Bodiverse is Back!
My Neuro Detour hasn't found its highway yet, and it's more likely I've become a POW of my own body, mind, and society's ignorance and bigotry... but that's for another time.
Along the Detour, I immediately lost my body and mind - my dance and my poetry - my entire universe, my bodiverse. They're still doing their own thing, but I've come to terms with the moment.
After a year without any creative outlet, I moved on from my project doodles and sketches to painting and collage and cane designing - when I could. And eventually, I accepted the encephalytic, TM, MS, RSD brain of mine as it was and allowed it to find its own creative voice. It was absolutely pointless to try to write and read and speak like I did pre-Neuro.
Every day, or minute, or let's stick with the concpt of moments , my body speaks a new language, moves (stumbles, falls, or lays bed-ridden) with such improvisation, I don't recognize myself most of the time.
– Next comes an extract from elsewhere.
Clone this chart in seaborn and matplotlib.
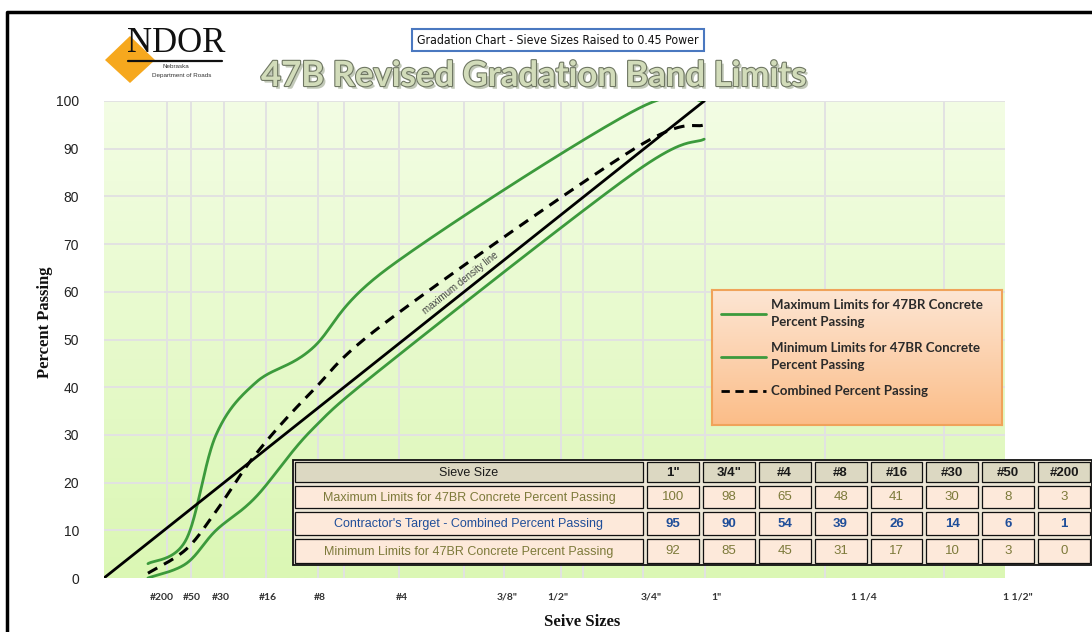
import numpy as np
import pandas as pd
import matplotlib
matplotlib.use("Agg")
import matplotlib.pyplot as plt
import matplotlib.patheffects as pe
from matplotlib.patches import Rectangle, Polygon
from matplotlib.lines import Line2D
import seaborn as sns

# --- Data ---
sieve_labels = ['1"', '3/4"', '#4', '#8', '#16', '#30', '#50', '#200']
sieve_mm = [25.0, 19.0, 4.75, 2.36, 1.18, 0.6, 0.3, 0.075]
max_limits = [100, 98, 65, 48, 41, 30, 8, 3]
target = [95, 90, 54, 39, 26, 14, 6, 1]
min_limits = [92, 85, 45, 31, 17, 10, 3, 0]

# axis text labels under the chart (placed like the original text boxes, in 0.45-power units)
axis_labels = ['#200', '#50', '#30', '#16', '#8', '#4', '3/8"', '1/2"', '3/4"', '1"', '1 1/4', '1 1/2"']
axis_label_pos = [0.41, 0.62, 0.83, 1.16, 1.53, 2.11, 2.86, 3.22, 3.88, 4.34, 5.39, 6.48]
grid_x = [0.45, 0.62, 0.85, 1.15, 1.52, 1.70, 2.09, 2.55, 2.84, 3.24, 3.40, 3.82, 4.26, 5.11, 5.96]

POWER = 0.45
XMAX = 6.39

df = pd.DataFrame({'sieve': sieve_labels, 'mm': sieve_mm, 'max': max_limits,
                   'target': target, 'min': min_limits})
df['x'] = df['mm'] ** POWER
df = df.sort_values('x')


def smooth(xs, ys, n=40):
    # Excel-style smoothed line (Catmull-Rom / Bezier)
    P = np.column_stack([xs, ys]).astype(float)
    P = np.vstack([P[0], P, P[-1]])
    out = []
    t = np.linspace(0, 1, n)[:, None]
    for i in range(1, len(P) - 2):
        p0, p1, p2, p3 = P[i - 1], P[i], P[i + 1], P[i + 2]
        c1 = p1 + (p2 - p0) / 6
        c2 = p2 - (p3 - p1) / 6
        seg = (1 - t) ** 3 * p1 + 3 * (1 - t) ** 2 * t * c1 + 3 * (1 - t) * t ** 2 * c2 + t ** 3 * p2
        out.append(seg)
    s = np.vstack(out)
    return s[:, 0], s[:, 1]


sns.set_theme(style="white")
plt.rcParams['font.family'] = ['Liberation Sans', 'DejaVu Sans']

W, H = 1092, 632
fig = plt.figure(figsize=(W / 100, H / 100), dpi=100)
fig.patch.set_facecolor('white')

L, R, T, B = 104, 1005, 101, 578
ax = fig.add_axes([L / W, 1 - B / H, (R - L) / W, (B - T) / H])

# gradient plot background (light at the top, greener at the bottom)
grad = np.linspace(0, 1, 256)[:, None]
cmap = matplotlib.colors.LinearSegmentedColormap.from_list('bg', ['#f3fde4', '#dbf7b4'])
ax.imshow(grad, extent=(0, XMAX, 0, 100), origin='upper', aspect='auto', cmap=cmap, zorder=0)
ax.set_xlim(0, XMAX)
ax.set_ylim(0, 100)

for gx in grid_x:
    ax.axvline(gx, color='#e2e2e2', lw=1.4, zorder=1)
for gy in range(10, 101, 10):
    ax.axhline(gy, color='#e2e2e2', lw=1.4, zorder=1)

green = '#3c9a3c'
mx, my = smooth(df['x'], df['max'])
nx, ny = smooth(df['x'], df['min'])
tx, ty = smooth(df['x'], df['target'])
sns.lineplot(x=mx, y=my, sort=False, color=green, lw=2, ax=ax, zorder=3)
sns.lineplot(x=nx, y=ny, sort=False, color=green, lw=2, ax=ax, zorder=3)
sns.lineplot(x=tx, y=ty, sort=False, color='black', lw=2.2, ax=ax, zorder=4,
             linestyle=(0, (3.5, 2.5)))
x_top = max(sieve_mm) ** POWER
sns.lineplot(x=[0, x_top], y=[0, 100], sort=False, color='black', lw=2, ax=ax, zorder=4)

# label along the maximum density line
p0 = ax.transData.transform((0, 0))
p1 = ax.transData.transform((x_top, 100))
ang = np.degrees(np.arctan2(p1[1] - p0[1], p1[0] - p0[0]))
lx = 2.55
ax.text(lx, 100 * lx / x_top + 1.2, 'maximum density line', rotation=ang, rotation_mode='anchor',
        ha='center', va='bottom', fontsize=7, color='#444444', zorder=5)

ax.set_xticks([])
ax.set_yticks(range(0, 101, 10))
ax.tick_params(axis='y', length=0, pad=18, labelsize=10, labelcolor='#222222')
for s in ax.spines.values():
    s.set_visible(False)
ax.set_xlabel('')
ax.set_ylabel('')

for lab, pos in zip(axis_labels, axis_label_pos):
    ax.text(pos, -4, lab, ha='center', va='center', fontsize=7.5, fontweight='bold',
            color='#333333', family=['Lato', 'DejaVu Sans'], clip_on=False)

# --- overlay in pixel coordinates for title, logo, table, frame ---
ov = fig.add_axes([0, 0, 1, 1], zorder=10)
ov.set_xlim(0, W)
ov.set_ylim(H, 0)
ov.axis('off')
ov.patch.set_alpha(0)

# frame
ov.plot([7, 7, W + 5], [H + 5, 12, 12], color='black', lw=2.5, solid_capstyle='butt')

# axis titles
ov.text(45, 322, 'Percent Passing', rotation=90, ha='center', va='center', fontsize=12,
        fontweight='bold', family=['Liberation Serif', 'DejaVu Serif'], color='#111111')
ov.text(582, 622, 'Seive Sizes', ha='center', va='center', fontsize=12,
        fontweight='bold', family=['Liberation Serif', 'DejaVu Serif'], color='#111111')

# logo
ov.add_patch(Polygon([[105, 60], [130, 36], [155, 60], [130, 83]], closed=True,
                     facecolor='#f6a81e', edgecolor='none'))
ov.text(176, 44, 'NDOR', ha='center', va='center', fontsize=25,
        family=['Liberation Serif', 'DejaVu Serif'], color='#111111')
ov.plot([128, 222], [61, 61], color='#111111', lw=1.6)
ov.text(176, 67, 'Nebraska', ha='center', va='center', fontsize=4.5, color='#333333')
ov.text(182, 76, 'Department of Roads', ha='center', va='center', fontsize=4.5, color='#333333')

# subtitle box and title
ov.text(558, 40, 'Gradation Chart - Sieve Sizes Raised to 0.45 Power', ha='center', va='center',
        fontsize=8.8, family=['Liberation Sans Narrow', 'DejaVu Sans'], fontstretch='condensed',
        color='#111111',
        bbox=dict(boxstyle='square,pad=0.4', facecolor='white', edgecolor='#4a78c0', lw=1.5))
ov.text(534, 76, '47B Revised Gradation Band Limits', ha='center', va='center', fontsize=25,
        fontweight='bold', family=['Lato', 'DejaVu Sans'], color='#d2dcba',
        path_effects=[pe.SimplePatchShadow(offset=(2, -2), shadow_rgbFace='#9aa58a', alpha=0.6),
                      pe.withStroke(linewidth=1.6, foreground='#6f7763')])

# legend box with gradient
lg = fig.add_axes([712 / W, 1 - 425 / H, 290 / W, 135 / H], zorder=9)
lcm = matplotlib.colors.LinearSegmentedColormap.from_list('lg', ['#fde6d4', '#fbbd88'])
lg.imshow(grad, extent=(0, 1, 0, 1), aspect='auto', cmap=lcm, origin='upper')
lg.set_xlim(0, 1)
lg.set_ylim(0, 1)
lg.set_xticks([])
lg.set_yticks([])
for s in lg.spines.values():
    s.set_color('#f0a35a')
    s.set_linewidth(1.5)
handles = [Line2D([], [], color=green, lw=2),
           Line2D([], [], color=green, lw=2),
           Line2D([], [], color='black', lw=2, linestyle=(0, (3, 2)))]
names = ['Maximum Limits for 47BR Concrete\nPercent Passing',
         'Minimum Limits for 47BR Concrete\nPercent Passing',
         'Combined Percent Passing']
leg = lg.legend(handles, names, loc='upper left', bbox_to_anchor=(0.0, 1.0), frameon=False,
                prop={'family': ['Lato', 'DejaVu Sans'], 'weight': 'bold', 'size': 9.5},
                handlelength=3.4, handletextpad=0.4, labelspacing=1.1, borderaxespad=0.3)
for t in leg.get_texts():
    t.set_color('#2a2a2a')
    t.set_linespacing(1.45)

# data table
col0_l, col0_r = 293, 645
ncol = len(sieve_labels)
cw = (W - col0_r) / ncol
row_y = [460, 484, 510, 537, 565]
col_x = [col0_l, col0_r] + [col0_r + cw * (i + 1) for i in range(ncol)]
rows = [('Sieve Size', sieve_labels, '#dcd8c2', '#1a1a1a', 'bold'),
        ('Maximum Limits for 47BR Concrete Percent Passing', max_limits, '#fde9da', '#7d7a3a', 'normal'),
        ("Contractor's Target - Combined Percent Passing", target, '#fde9da', '#1f4e99', 'bold'),
        ('Minimum Limits for 47BR Concrete Percent Passing', min_limits, '#fde9da', '#7d7a3a', 'normal')]
ov.add_patch(Rectangle((col0_l, row_y[0]), W - col0_l, row_y[-1] - row_y[0],
                       facecolor='#ece6d6', edgecolor='#111111', lw=1.3))
for r, (name, vals, bg, fc, wv) in enumerate(rows):
    y0, y1 = row_y[r], row_y[r + 1]
    cells = [name] + [str(v) for v in vals]
    for c, txt in enumerate(cells):
        x0, x1 = col_x[c], col_x[c + 1]
        ov.add_patch(Rectangle((x0 + 2, y0 + 2), x1 - x0 - 4, y1 - y0 - 4,
                               facecolor=bg, edgecolor='#111111', lw=0.9))
        ov.text((x0 + x1) / 2, (y0 + y1) / 2 + 0.5, txt, ha='center', va='center',
                fontsize=9 if c == 0 else 9.5, color=fc,
                fontweight='normal' if c == 0 else wv)

fig.savefig('out.png', dpi=100, facecolor='white')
The closest I come to dancing is cane dancing, vertigo, and my falls - no longer choreographed. Even my bones speak a new language - aged and brittle with Osteoperosis and Osteopenia from repetitive treatments like IV steroids, meds, and the disease processes - don't ask me how.
There's a lot of verse left in this body - broken and fragmented as it is.
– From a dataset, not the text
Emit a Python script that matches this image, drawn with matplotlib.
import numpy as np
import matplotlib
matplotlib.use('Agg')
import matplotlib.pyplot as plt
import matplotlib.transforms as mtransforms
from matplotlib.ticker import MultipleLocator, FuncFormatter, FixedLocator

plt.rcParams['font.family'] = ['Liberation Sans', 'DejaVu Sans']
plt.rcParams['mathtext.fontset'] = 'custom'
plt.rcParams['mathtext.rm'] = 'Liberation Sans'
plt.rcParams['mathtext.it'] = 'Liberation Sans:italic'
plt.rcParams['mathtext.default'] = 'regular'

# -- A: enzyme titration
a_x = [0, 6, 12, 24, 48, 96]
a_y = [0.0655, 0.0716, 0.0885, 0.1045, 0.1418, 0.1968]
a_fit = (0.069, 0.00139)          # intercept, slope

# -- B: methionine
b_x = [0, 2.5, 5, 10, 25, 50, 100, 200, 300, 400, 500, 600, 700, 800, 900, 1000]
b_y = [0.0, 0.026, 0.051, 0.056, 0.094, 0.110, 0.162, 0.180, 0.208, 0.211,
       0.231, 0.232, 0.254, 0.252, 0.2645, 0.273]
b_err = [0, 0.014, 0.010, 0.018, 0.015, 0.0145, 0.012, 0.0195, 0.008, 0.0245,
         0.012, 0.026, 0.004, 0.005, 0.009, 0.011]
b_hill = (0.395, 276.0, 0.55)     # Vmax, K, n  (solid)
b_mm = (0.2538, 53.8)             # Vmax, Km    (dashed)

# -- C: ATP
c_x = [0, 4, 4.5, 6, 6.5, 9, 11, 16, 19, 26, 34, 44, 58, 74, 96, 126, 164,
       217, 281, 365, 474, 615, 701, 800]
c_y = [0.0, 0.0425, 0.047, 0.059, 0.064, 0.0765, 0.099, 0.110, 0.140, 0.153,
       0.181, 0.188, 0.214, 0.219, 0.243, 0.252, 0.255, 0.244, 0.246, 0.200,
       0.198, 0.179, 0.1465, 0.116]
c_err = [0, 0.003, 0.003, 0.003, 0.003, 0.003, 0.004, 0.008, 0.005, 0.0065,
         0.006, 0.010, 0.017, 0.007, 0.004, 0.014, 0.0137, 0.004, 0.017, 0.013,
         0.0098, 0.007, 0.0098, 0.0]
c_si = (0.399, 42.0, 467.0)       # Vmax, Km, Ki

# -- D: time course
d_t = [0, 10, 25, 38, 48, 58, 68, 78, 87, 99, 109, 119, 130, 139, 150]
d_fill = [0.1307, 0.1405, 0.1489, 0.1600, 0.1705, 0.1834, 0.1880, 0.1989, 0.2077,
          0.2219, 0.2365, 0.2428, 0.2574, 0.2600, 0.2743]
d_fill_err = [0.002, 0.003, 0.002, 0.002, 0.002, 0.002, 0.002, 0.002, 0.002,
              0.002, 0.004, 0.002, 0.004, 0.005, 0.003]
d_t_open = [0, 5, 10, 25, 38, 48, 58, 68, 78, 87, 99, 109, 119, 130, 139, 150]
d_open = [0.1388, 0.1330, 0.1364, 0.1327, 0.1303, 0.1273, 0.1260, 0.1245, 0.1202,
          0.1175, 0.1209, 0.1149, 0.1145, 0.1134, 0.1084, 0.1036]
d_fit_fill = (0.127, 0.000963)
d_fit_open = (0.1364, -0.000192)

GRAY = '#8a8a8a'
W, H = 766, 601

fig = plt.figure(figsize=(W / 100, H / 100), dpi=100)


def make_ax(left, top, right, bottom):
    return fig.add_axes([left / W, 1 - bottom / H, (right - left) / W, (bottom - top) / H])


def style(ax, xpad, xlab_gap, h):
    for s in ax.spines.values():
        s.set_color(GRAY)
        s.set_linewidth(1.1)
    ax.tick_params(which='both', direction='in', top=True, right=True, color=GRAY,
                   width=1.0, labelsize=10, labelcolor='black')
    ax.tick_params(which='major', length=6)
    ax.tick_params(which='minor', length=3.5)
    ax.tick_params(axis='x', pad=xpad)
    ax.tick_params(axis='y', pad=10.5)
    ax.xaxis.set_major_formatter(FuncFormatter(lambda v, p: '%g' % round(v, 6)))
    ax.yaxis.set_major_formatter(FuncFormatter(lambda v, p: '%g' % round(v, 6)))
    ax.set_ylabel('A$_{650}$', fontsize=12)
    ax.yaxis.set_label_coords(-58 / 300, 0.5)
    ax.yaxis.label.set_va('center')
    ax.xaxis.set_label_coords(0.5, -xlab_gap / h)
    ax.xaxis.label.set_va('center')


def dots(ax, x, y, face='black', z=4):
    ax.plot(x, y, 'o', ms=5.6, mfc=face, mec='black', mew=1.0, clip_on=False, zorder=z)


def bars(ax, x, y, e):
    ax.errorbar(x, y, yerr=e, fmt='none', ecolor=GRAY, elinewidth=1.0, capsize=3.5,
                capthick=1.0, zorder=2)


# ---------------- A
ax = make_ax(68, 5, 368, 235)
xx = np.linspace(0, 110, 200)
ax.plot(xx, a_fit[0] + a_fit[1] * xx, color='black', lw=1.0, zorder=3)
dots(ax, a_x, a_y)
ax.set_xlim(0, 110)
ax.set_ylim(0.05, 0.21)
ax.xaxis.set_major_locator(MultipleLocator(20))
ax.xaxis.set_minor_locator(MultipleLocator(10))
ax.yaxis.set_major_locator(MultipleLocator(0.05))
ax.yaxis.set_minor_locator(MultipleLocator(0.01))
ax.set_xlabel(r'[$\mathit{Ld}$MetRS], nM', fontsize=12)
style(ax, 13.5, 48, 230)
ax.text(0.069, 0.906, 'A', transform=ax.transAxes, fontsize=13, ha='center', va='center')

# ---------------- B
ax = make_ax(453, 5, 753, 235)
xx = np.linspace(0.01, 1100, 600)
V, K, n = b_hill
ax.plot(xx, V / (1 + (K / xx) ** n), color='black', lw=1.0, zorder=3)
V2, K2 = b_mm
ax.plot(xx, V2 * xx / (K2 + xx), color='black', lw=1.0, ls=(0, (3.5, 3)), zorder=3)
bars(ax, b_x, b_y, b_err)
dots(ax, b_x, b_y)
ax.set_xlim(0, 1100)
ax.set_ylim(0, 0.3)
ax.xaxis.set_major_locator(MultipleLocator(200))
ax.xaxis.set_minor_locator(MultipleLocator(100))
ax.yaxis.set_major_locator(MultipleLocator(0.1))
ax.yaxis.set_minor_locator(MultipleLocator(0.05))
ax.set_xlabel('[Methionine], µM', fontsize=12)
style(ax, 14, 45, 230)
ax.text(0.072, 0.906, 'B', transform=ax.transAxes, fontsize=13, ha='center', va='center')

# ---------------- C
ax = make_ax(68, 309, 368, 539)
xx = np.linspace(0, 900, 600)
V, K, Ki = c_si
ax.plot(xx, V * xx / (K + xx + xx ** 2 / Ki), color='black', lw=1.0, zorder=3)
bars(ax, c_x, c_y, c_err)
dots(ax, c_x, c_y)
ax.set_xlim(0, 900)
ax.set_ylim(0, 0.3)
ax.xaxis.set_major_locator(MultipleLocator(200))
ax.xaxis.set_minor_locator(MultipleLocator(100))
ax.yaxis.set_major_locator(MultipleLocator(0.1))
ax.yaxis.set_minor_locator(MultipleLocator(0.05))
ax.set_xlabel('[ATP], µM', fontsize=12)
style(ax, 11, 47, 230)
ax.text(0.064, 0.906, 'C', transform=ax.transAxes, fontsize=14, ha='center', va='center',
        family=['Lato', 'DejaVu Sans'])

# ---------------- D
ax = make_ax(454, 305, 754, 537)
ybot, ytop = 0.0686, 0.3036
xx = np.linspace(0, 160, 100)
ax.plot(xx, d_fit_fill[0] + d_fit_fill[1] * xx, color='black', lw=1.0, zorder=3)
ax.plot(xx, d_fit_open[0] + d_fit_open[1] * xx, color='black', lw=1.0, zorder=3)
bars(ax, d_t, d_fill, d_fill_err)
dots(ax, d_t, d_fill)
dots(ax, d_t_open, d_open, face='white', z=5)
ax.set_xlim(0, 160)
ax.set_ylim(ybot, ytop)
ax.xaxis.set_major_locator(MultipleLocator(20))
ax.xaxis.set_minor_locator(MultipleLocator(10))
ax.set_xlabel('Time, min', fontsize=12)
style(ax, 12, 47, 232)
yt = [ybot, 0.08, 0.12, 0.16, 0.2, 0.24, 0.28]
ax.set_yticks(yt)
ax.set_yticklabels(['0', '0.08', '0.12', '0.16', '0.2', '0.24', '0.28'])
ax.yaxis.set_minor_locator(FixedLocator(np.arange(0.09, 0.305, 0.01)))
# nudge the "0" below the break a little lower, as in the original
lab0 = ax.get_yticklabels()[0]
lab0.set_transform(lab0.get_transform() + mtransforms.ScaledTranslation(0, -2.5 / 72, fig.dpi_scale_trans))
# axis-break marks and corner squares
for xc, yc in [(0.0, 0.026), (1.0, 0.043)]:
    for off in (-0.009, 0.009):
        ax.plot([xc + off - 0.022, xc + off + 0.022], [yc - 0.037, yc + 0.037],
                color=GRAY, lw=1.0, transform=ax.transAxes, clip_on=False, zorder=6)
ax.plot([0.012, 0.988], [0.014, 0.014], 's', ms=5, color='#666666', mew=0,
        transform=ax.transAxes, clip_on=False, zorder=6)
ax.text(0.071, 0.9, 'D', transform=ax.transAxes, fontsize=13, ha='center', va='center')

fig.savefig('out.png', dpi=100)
And, until recently all of that verse has been exposed on paper as experiential imagery or writings of all sorts and styles.
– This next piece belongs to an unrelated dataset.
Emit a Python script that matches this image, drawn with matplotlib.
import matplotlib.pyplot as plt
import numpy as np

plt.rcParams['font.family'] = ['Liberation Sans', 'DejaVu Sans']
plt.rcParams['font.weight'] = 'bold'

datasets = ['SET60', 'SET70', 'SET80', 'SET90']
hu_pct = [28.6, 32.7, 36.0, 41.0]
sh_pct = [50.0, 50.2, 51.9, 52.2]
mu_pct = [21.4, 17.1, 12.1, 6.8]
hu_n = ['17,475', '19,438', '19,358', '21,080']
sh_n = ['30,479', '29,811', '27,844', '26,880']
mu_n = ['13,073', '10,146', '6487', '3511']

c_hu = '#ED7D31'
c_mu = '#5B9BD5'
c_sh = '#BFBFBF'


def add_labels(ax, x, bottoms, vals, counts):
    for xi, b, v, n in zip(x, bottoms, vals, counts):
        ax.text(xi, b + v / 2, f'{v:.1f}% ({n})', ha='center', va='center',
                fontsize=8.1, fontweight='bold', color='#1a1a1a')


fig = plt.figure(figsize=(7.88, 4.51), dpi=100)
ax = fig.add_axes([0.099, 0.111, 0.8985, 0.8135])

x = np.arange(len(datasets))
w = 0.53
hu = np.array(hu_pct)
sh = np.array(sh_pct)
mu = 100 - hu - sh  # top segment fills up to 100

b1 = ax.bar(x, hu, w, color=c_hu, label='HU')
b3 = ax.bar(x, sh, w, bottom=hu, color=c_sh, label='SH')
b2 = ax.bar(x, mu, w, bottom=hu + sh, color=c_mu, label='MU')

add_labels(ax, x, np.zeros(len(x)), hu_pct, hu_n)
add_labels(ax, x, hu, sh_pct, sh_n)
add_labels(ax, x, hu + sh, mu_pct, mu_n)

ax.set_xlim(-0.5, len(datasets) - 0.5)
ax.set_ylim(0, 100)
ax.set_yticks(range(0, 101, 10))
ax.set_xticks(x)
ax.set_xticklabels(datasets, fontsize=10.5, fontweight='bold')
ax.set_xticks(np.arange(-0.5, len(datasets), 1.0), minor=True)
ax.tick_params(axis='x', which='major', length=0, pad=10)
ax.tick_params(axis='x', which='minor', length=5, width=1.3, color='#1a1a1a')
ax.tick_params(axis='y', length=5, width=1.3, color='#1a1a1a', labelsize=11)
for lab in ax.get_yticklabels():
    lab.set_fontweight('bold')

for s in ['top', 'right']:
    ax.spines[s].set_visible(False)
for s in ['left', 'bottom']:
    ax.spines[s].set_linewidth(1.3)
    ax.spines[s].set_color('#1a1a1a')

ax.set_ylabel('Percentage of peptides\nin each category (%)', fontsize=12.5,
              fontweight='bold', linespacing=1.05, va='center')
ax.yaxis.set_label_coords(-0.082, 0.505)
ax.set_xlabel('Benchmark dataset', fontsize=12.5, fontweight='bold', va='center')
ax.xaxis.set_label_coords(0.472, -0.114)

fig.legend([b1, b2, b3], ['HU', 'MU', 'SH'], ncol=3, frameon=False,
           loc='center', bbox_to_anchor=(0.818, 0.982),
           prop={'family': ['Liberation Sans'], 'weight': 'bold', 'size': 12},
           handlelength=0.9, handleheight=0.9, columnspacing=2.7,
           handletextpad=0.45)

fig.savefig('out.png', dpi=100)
Surprisingly, people liked my art, and even bought it, and that's how we come full circle here. And I hope to stay, and come back - as frequently as my body and mind allow.
But for now....
BODIVERSE IS REVIVED!
Thanks to James Oliver Gallery, a new outlet of the bodiverse project - in the form of a 35-minute non-video-art-video-art work, Bodiverse for James Oliver Gallery (I), premieres tommorrow (Saturday, June 18, 6-10PM) in the JOG FEMME show.
I've posted details about the show on Neuro Detour.... I'm writing blindly here (need my treatment). So, I'll make this short and throw in an image, and keep you updated on how things go.